The field of quantum computing began in the early 1980s, when physicist Paul Benioff proposed a quantum mechanical model of the Turing machine.[2] Richard Feynman and Yuri Manin later suggested that a quantum computer had the potential to simulate things that a classical computer could not.[3][4] In 1994, Peter Shor developed a quantum algorithm for factoring integers that had the potential to decrypt RSA-encrypted communications.[5] Despite ongoing experimental progress since the late 1990s, most researchers believe that "fault-tolerant quantum computing [is] still a rather distant dream".[6] On 23 October 2019, Google AI, in partnership with the U.S. National Aeronautics and Space Administration (NASA), published a paper in which they claimed to have achieved quantum supremacy.[7] While some have disputed this claim, it is still a significant milestone in the history of quantum computing.[8]
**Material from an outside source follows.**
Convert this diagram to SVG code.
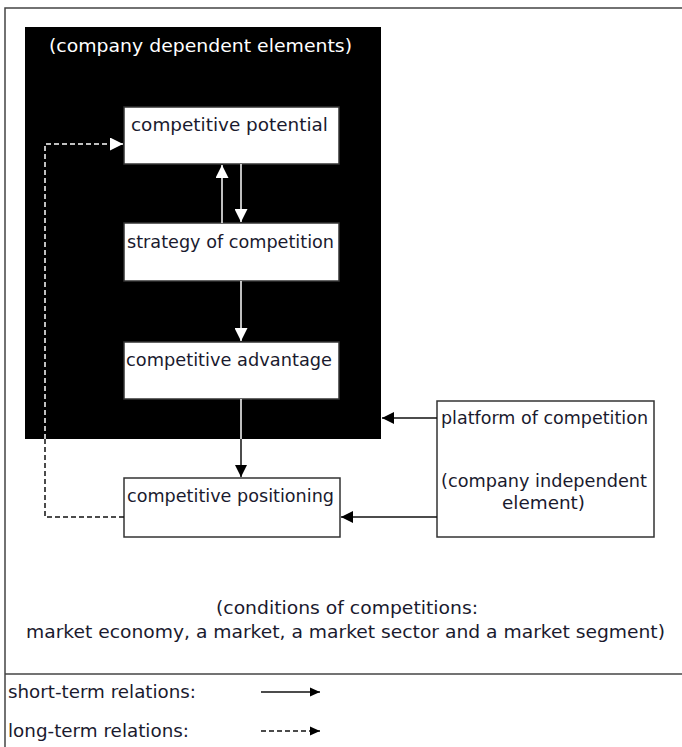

Quantum computing is modeled by quantum circuits. Quantum circuits are based on the quantum bit, or "qubit", which is somewhat analogous to the bit in classical computation. Qubits can be in a 1 or 0 quantum state (much like the 0 and 1 states of classical bits), or they can be in a superposition of the 1 and 0 states. However, when qubits are measured the result is always either a 0 or a 1. The probabilities of these two outcomes depend on the quantum state that they were in immediately prior to the measurement. Computation is performed by manipulating qubits with quantum logic gates, which are somewhat analogous to classical logic gates.
There are currently two main approaches to physically implementing quantum computers: analog and digital (both of which make use of qubits[1]: 2–13 ). Analog approaches are further divided into quantum simulation, quantum annealing, and adiabatic quantum computation. Digital quantum computers use quantum logic gates to do computation.
Any computational problem that can be solved by a classical computer can also, in principle, be solved by a quantum computer. Conversely, quantum computers obey the Church–Turing thesis; that is, any computational problem that can be solved by a quantum computer can also be solved by a classical computer. While this means that quantum computers provide no additional power over classical computers in terms of computability, they do in theory provide additional power when it comes to the time complexity of solving certain problems. Notably, quantum computers are believed to be able to quickly solve certain problems that no classical computer could solve in any feasible amount of time—a feat known as "quantum supremacy". The study of the computational complexity of problems with respect to quantum computers is known as quantum complexity theory.